Given problem — Give back, exactly as it appears, the run of lines opening with the one containing "Write the Bokeh code for this chart." and closing with the one containing "mean_yield = [422.7, 57.3, 63.4]". Nothing outside that run should appear.

Dataset rows:
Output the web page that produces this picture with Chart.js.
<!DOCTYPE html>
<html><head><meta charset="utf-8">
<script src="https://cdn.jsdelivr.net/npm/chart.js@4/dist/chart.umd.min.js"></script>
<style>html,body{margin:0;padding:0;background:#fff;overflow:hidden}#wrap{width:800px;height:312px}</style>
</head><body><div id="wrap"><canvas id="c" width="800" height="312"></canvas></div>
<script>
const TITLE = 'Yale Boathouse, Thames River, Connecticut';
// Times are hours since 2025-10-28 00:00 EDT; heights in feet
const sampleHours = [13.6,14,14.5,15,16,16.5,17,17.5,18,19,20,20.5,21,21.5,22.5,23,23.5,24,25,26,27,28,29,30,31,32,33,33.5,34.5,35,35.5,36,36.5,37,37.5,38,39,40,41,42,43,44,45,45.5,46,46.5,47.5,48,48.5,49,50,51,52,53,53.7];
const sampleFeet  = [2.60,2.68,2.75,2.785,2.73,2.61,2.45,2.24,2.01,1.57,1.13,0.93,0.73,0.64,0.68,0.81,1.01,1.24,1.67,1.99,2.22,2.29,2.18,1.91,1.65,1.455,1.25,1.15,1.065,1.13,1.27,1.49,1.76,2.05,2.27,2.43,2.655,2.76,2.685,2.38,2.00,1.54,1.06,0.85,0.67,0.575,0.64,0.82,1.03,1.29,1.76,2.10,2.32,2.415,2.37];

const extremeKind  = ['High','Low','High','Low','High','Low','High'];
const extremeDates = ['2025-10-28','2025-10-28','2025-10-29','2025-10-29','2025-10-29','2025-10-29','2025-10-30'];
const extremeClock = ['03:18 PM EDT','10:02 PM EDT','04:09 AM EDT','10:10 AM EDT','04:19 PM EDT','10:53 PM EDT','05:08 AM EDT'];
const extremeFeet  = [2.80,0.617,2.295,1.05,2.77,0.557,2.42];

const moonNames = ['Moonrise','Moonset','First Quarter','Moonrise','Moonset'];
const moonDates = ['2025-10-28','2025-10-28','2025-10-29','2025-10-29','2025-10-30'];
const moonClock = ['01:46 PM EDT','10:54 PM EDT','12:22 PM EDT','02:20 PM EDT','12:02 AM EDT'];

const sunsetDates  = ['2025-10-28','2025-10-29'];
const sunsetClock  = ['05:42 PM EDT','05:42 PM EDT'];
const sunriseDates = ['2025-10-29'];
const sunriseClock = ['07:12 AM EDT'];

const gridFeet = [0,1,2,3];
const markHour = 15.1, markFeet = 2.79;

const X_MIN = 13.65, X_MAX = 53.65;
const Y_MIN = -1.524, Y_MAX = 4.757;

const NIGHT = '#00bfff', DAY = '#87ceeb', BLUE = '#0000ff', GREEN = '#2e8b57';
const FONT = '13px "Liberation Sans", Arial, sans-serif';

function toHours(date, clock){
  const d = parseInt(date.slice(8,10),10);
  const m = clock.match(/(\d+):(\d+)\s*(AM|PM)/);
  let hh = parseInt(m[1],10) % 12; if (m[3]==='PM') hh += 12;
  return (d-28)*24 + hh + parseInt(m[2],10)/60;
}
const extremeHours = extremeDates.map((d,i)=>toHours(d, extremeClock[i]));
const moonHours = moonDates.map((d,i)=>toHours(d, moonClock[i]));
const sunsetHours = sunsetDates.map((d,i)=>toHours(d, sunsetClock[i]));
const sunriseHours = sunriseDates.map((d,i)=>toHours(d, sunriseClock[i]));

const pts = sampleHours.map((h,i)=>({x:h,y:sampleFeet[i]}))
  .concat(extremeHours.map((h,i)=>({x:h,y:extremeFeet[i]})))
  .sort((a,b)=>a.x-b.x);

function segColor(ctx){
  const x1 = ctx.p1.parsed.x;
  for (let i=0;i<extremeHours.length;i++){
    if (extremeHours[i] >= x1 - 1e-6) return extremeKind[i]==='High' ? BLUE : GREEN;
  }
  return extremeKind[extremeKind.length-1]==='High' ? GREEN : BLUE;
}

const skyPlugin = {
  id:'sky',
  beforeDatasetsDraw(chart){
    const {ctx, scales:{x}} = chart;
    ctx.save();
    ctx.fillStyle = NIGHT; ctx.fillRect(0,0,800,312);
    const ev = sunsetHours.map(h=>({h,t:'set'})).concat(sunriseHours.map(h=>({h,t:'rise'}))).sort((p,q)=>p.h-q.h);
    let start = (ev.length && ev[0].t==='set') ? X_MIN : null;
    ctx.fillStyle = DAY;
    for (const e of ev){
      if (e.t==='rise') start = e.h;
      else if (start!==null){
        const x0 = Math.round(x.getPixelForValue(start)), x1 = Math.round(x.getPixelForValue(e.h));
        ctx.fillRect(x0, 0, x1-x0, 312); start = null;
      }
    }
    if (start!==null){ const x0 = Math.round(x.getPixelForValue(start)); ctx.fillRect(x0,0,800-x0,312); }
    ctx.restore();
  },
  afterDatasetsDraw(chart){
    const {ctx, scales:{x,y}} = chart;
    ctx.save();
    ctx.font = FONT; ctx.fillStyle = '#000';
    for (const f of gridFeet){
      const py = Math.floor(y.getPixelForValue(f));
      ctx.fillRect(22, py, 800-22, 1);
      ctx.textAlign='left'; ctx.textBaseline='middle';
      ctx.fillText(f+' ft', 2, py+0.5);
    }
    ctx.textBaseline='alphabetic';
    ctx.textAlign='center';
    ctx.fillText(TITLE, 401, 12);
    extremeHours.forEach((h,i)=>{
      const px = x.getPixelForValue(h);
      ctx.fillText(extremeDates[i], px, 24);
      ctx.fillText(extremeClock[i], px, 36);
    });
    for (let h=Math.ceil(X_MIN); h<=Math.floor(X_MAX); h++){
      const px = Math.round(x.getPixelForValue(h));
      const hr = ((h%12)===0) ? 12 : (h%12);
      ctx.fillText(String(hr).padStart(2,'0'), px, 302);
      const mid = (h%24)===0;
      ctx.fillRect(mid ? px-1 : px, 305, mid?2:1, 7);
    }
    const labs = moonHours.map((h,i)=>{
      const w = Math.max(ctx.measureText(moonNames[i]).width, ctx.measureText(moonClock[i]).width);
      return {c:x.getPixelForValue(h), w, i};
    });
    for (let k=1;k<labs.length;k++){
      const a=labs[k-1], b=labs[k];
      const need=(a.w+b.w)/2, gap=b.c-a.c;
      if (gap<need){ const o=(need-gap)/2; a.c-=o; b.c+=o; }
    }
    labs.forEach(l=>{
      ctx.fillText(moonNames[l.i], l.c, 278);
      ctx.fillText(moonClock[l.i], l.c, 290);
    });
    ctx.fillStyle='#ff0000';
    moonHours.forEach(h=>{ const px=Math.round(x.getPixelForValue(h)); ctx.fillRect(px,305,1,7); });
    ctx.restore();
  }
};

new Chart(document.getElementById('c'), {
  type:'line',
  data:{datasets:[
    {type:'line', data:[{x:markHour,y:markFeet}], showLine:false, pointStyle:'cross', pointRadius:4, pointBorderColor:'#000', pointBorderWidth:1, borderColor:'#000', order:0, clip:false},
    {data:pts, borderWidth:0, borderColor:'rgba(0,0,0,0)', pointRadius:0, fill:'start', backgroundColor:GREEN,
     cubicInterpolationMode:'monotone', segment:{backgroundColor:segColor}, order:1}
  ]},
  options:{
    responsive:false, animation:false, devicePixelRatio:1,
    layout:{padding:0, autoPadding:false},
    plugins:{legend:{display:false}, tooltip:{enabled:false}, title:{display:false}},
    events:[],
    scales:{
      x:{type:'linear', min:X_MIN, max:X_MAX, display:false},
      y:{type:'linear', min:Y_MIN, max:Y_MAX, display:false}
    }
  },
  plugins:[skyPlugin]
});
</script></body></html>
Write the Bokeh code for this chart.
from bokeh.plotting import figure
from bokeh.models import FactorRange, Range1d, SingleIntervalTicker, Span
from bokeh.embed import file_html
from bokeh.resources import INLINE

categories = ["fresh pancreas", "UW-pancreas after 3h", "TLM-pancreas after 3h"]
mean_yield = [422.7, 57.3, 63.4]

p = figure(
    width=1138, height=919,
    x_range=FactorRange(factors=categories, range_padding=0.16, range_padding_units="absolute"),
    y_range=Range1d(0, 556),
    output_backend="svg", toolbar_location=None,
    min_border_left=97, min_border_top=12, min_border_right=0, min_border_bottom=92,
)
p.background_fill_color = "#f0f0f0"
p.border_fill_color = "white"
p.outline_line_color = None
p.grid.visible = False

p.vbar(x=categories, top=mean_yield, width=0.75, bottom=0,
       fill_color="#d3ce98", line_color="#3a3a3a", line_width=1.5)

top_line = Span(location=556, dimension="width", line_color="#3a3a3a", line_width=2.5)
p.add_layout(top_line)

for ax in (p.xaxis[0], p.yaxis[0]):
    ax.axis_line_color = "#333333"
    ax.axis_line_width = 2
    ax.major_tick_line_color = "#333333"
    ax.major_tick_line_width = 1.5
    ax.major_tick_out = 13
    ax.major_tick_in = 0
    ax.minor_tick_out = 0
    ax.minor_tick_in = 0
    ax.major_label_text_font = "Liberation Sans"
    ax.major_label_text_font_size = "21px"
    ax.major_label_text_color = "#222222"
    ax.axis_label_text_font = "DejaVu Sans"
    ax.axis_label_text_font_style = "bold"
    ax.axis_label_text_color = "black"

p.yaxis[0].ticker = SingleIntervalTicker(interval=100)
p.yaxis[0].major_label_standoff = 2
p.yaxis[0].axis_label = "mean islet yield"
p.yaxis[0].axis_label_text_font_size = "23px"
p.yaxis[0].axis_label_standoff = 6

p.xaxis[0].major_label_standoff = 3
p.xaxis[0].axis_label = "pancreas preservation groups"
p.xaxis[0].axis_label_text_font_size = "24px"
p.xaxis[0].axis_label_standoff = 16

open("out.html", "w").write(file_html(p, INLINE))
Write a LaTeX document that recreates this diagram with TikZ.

Output for this exercise —
Write the Bokeh code for this chart.
from bokeh.plotting import figure
from bokeh.models import FactorRange, Range1d, SingleIntervalTicker, Span
from bokeh.embed import file_html
from bokeh.resources import INLINE

categories = ["fresh pancreas", "UW-pancreas after 3h", "TLM-pancreas after 3h"]
mean_yield = [422.7, 57.3, 63.4]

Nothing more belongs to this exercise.